Leave out the pictures and repeat the rest of the material exactly.

> INFORMATION SUPPLIED:
────────────────────────────────────────

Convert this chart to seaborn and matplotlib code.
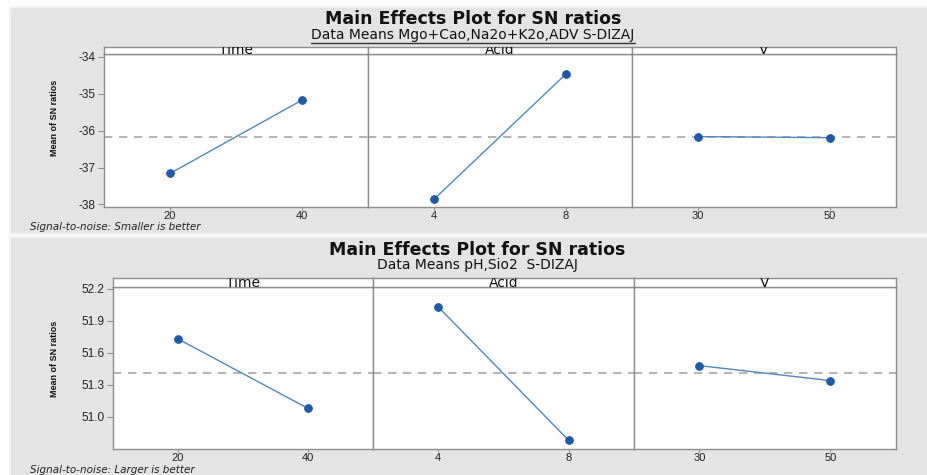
import numpy as np
import pandas as pd
import matplotlib
matplotlib.use("Agg")
import matplotlib.pyplot as plt
import seaborn as sns
from matplotlib.patches import Rectangle
from matplotlib.lines import Line2D

# ---- data -------------------------------------------------------------
factors = ["Time", "Acid", "V"]
levels = {"Time": [20, 40], "Acid": [4, 8], "V": [30, 50]}

# Smaller-is-better response (MgO+CaO, Na2O+K2O, ADV)
sn_smaller_time = [-37.16, -35.17]
sn_smaller_acid = [-37.86, -34.46]
sn_smaller_v = [-36.16, -36.19]

# Larger-is-better response (pH, SiO2)
sn_larger_time = [51.73, 51.08]
sn_larger_acid = [52.03, 50.78]
sn_larger_v = [51.48, 51.34]

yticks_top = [-38, -37, -36, -35, -34]
ytick_labels_top = ["-38", "-37", "-36", "-35", "-34"]
yticks_bottom = [51.0, 51.3, 51.6, 51.9, 52.2]
ytick_labels_bottom = ["51.0", "51.3", "51.6", "51.9", "52.2"]

title = "Main Effects Plot for SN ratios"
subtitle_top = "Data Means Mgo+Cao,Na2o+K2o,ADV S-DIZAJ"
subtitle_bottom = "Data Means pH,Sio2  S-DIZAJ"
note_top = "Signal-to-noise: Smaller is better"
note_bottom = "Signal-to-noise: Larger is better"
ylabel = "Mean of SN ratios"

# ---- styling ----------------------------------------------------------
sns.set_style("white")
plt.rcParams["font.family"] = ["Liberation Sans", "DejaVu Sans"]

W, H = 928, 475
fig = plt.figure(figsize=(W / 100, H / 100), dpi=100)
fig.patch.set_facecolor("white")

BG = "#e4e4e4"
SPINE = "#8e8e8e"
MARK = "#1f5aa6"
LINE = "#4f88c0"
DASH = "#a8a8a8"


def fbox(x0, y0, x1, y1):
    """pixel box (top-left origin) -> figure fraction rect"""
    return [x0 / W, 1 - y1 / H, (x1 - x0) / W, (y1 - y0) / H]


def fx(x):
    return x / W


def fy(y):
    return 1 - y / H


def draw_block(top, bottom, edges, ax_top, ax_bot, strip_top, values, yticks,
               yticklabels, ylim, sub, note, title_y, sub_y, note_y, ylab_y,
               underline):
    # panel background
    fig.patches.append(Rectangle((fx(10), fy(bottom)), fx(W - 10), (bottom - top) / H,
                                 transform=fig.transFigure, facecolor=BG,
                                 edgecolor="#f2f2f2", lw=1.5, zorder=-5))
    grand_mean = float(np.mean(np.concatenate([np.asarray(v) for v in values])))
    for i, (fac, vals) in enumerate(zip(factors, values)):
        x0, x1 = edges[i], edges[i + 1]
        ax = fig.add_axes(fbox(x0, ax_top, x1, ax_bot))
        ax.set_facecolor("white")
        df = pd.DataFrame({"pos": [0, 1], "sn": vals})
        ax.axhline(grand_mean, color=DASH, ls=(0, (5, 4)), lw=1.2, zorder=1)
        sns.lineplot(data=df, x="pos", y="sn", ax=ax, color=LINE, lw=1.0,
                     marker="o", markersize=5.5, markerfacecolor=MARK,
                     markeredgecolor=MARK, zorder=3)
        ax.set_xlim(-0.5, 1.5)
        ax.set_ylim(*ylim)
        ax.set_xticks([0, 1])
        ax.set_xticklabels([str(v) for v in levels[fac]])
        ax.set_xlabel("")
        ax.set_ylabel("")
        ax.tick_params(axis="x", length=2, color=SPINE, labelsize=8,
                       labelcolor="#222222", pad=1, bottom=True)
        if i == 0:
            ax.set_yticks(yticks)
            ax.set_yticklabels(yticklabels)
            ax.tick_params(axis="y", length=4, color=SPINE, labelsize=8.5,
                           labelcolor="#222222", pad=2, left=True)
        else:
            ax.set_yticks([])
        for s in ax.spines.values():
            s.set_color(SPINE)
            s.set_linewidth(1.0)

        # strip header
        sax = fig.add_axes(fbox(x0, strip_top, x1, ax_top))
        sax.set_facecolor("white")
        sax.set_xticks([])
        sax.set_yticks([])
        for s in sax.spines.values():
            s.set_color(SPINE)
            s.set_linewidth(1.0)
        sax.text(0.5, 0.0, fac, ha="center", va="baseline", fontsize=10,
                 family="DejaVu Sans", transform=sax.transAxes, clip_on=True,
                 color="#111111")

    cx = (edges[0] + edges[-1]) / 2 - 27
    fig.text(fx(cx), fy(title_y), title, ha="center", va="center",
             fontsize=12.5, fontweight="bold", family="DejaVu Sans",
             color="#111111")
    t = fig.text(fx(cx), fy(sub_y), sub, ha="center", va="center",
                 fontsize=10, color="#111111", family="DejaVu Sans")
    if underline:
        fig.canvas.draw()
        bb = t.get_window_extent()
        fig.lines.append(Line2D([bb.x0 / W, bb.x1 / W],
                                [bb.y0 / H - 0.002, bb.y0 / H - 0.002],
                                transform=fig.transFigure, color="#333333",
                                lw=1.0))
    fig.text(fx(30), fy(note_y), note, ha="left", va="center", fontsize=7.5,
             style="italic", family="DejaVu Sans", color="#222222")
    fig.text(fx(55), fy(ylab_y), ylabel, ha="center", va="center",
             rotation=90, fontsize=6.5, fontweight="bold", color="#111111")


draw_block(7, 234, [104, 368, 632, 896], 54, 207, 47,
           [sn_smaller_time, sn_smaller_acid, sn_smaller_v],
           yticks_top, ytick_labels_top, (-38.07, -33.92), subtitle_top,
           note_top, 19, 35, 227, 118, True)

draw_block(237, 478, [113, 373, 634, 896], 287, 449, 278,
           [sn_larger_time, sn_larger_acid, sn_larger_v],
           yticks_bottom, ytick_labels_bottom, (50.70, 52.216), subtitle_bottom,
           note_bottom, 250, 265, 470, 359, False)

fig.savefig("out.png", dpi=100, facecolor=fig.get_facecolor())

────────────────────────────────────────

> SOLUTION TO THE EXERCISE:
Convert this chart to seaborn and matplotlib code.
import numpy as np
import pandas as pd
import matplotlib
matplotlib.use("Agg")
import matplotlib.pyplot as plt
import seaborn as sns
from matplotlib.patches import Rectangle
from matplotlib.lines import Line2D

# ---- data -------------------------------------------------------------
factors = ["Time", "Acid", "V"]
levels = {"Time": [20, 40], "Acid": [4, 8], "V": [30, 50]}

# Smaller-is-better response (MgO+CaO, Na2O+K2O, ADV)
sn_smaller_time = [-37.16, -35.17]
sn_smaller_acid = [-37.86, -34.46]
sn_smaller_v = [-36.16, -36.19]

# Larger-is-better response (pH, SiO2)
sn_larger_time = [51.73, 51.08]
sn_larger_acid = [52.03, 50.78]
sn_larger_v = [51.48, 51.34]

yticks_top = [-38, -37, -36, -35, -34]
ytick_labels_top = ["-38", "-37", "-36", "-35", "-34"]
yticks_bottom = [51.0, 51.3, 51.6, 51.9, 52.2]
ytick_labels_bottom = ["51.0", "51.3", "51.6", "51.9", "52.2"]

title = "Main Effects Plot for SN ratios"
subtitle_top = "Data Means Mgo+Cao,Na2o+K2o,ADV S-DIZAJ"
subtitle_bottom = "Data Means pH,Sio2  S-DIZAJ"
note_top = "Signal-to-noise: Smaller is better"
note_bottom = "Signal-to-noise: Larger is better"
ylabel = "Mean of SN ratios"

# ---- styling ----------------------------------------------------------
sns.set_style("white")
plt.rcParams["font.family"] = ["Liberation Sans", "DejaVu Sans"]

W, H = 928, 475
fig = plt.figure(figsize=(W / 100, H / 100), dpi=100)
fig.patch.set_facecolor("white")

BG = "#e4e4e4"
SPINE = "#8e8e8e"
MARK = "#1f5aa6"
LINE = "#4f88c0"
DASH = "#a8a8a8"


def fbox(x0, y0, x1, y1):
    """pixel box (top-left origin) -> figure fraction rect"""
    return [x0 / W, 1 - y1 / H, (x1 - x0) / W, (y1 - y0) / H]


def fx(x):
    return x / W


def fy(y):
    return 1 - y / H


def draw_block(top, bottom, edges, ax_top, ax_bot, strip_top, values, yticks,
               yticklabels, ylim, sub, note, title_y, sub_y, note_y, ylab_y,
               underline):
    # panel background
    fig.patches.append(Rectangle((fx(10), fy(bottom)), fx(W - 10), (bottom - top) / H,
                                 transform=fig.transFigure, facecolor=BG,
                                 edgecolor="#f2f2f2", lw=1.5, zorder=-5))
    grand_mean = float(np.mean(np.concatenate([np.asarray(v) for v in values])))
    for i, (fac, vals) in enumerate(zip(factors, values)):
        x0, x1 = edges[i], edges[i + 1]
        ax = fig.add_axes(fbox(x0, ax_top, x1, ax_bot))
        ax.set_facecolor("white")
        df = pd.DataFrame({"pos": [0, 1], "sn": vals})
        ax.axhline(grand_mean, color=DASH, ls=(0, (5, 4)), lw=1.2, zorder=1)
        sns.lineplot(data=df, x="pos", y="sn", ax=ax, color=LINE, lw=1.0,
                     marker="o", markersize=5.5, markerfacecolor=MARK,
                     markeredgecolor=MARK, zorder=3)
        ax.set_xlim(-0.5, 1.5)
        ax.set_ylim(*ylim)
        ax.set_xticks([0, 1])
        ax.set_xticklabels([str(v) for v in levels[fac]])
        ax.set_xlabel("")
        ax.set_ylabel("")
        ax.tick_params(axis="x", length=2, color=SPINE, labelsize=8,
                       labelcolor="#222222", pad=1, bottom=True)
        if i == 0:
            ax.set_yticks(yticks)
            ax.set_yticklabels(yticklabels)
            ax.tick_params(axis="y", length=4, color=SPINE, labelsize=8.5,
                           labelcolor="#222222", pad=2, left=True)
        else:
            ax.set_yticks([])
        for s in ax.spines.values():
            s.set_color(SPINE)
            s.set_linewidth(1.0)

        # strip header
        sax = fig.add_axes(fbox(x0, strip_top, x1, ax_top))
        sax.set_facecolor("white")
        sax.set_xticks([])
        sax.set_yticks([])
        for s in sax.spines.values():
            s.set_color(SPINE)
            s.set_linewidth(1.0)
        sax.text(0.5, 0.0, fac, ha="center", va="baseline", fontsize=10,
                 family="DejaVu Sans", transform=sax.transAxes, clip_on=True,
                 color="#111111")

    cx = (edges[0] + edges[-1]) / 2 - 27
    fig.text(fx(cx), fy(title_y), title, ha="center", va="center",
             fontsize=12.5, fontweight="bold", family="DejaVu Sans",
             color="#111111")
    t = fig.text(fx(cx), fy(sub_y), sub, ha="center", va="center",
                 fontsize=10, color="#111111", family="DejaVu Sans")
    if underline:
        fig.canvas.draw()
        bb = t.get_window_extent()
        fig.lines.append(Line2D([bb.x0 / W, bb.x1 / W],
                                [bb.y0 / H - 0.002, bb.y0 / H - 0.002],
                                transform=fig.transFigure, color="#333333",
                                lw=1.0))
    fig.text(fx(30), fy(note_y), note, ha="left", va="center", fontsize=7.5,
             style="italic", family="DejaVu Sans", color="#222222")
    fig.text(fx(55), fy(ylab_y), ylabel, ha="center", va="center",
             rotation=90, fontsize=6.5, fontweight="bold", color="#111111")


draw_block(7, 234, [104, 368, 632, 896], 54, 207, 47,
           [sn_smaller_time, sn_smaller_acid, sn_smaller_v],
           yticks_top, ytick_labels_top, (-38.07, -33.92), subtitle_top,
           note_top, 19, 35, 227, 118, True)

draw_block(237, 478, [113, 373, 634, 896], 287, 449, 278,
           [sn_larger_time, sn_larger_acid, sn_larger_v],
           yticks_bottom, ytick_labels_bottom, (50.70, 52.216), subtitle_bottom,
           note_bottom, 250, 265, 470, 359, False)

fig.savefig("out.png", dpi=100, facecolor=fig.get_facecolor())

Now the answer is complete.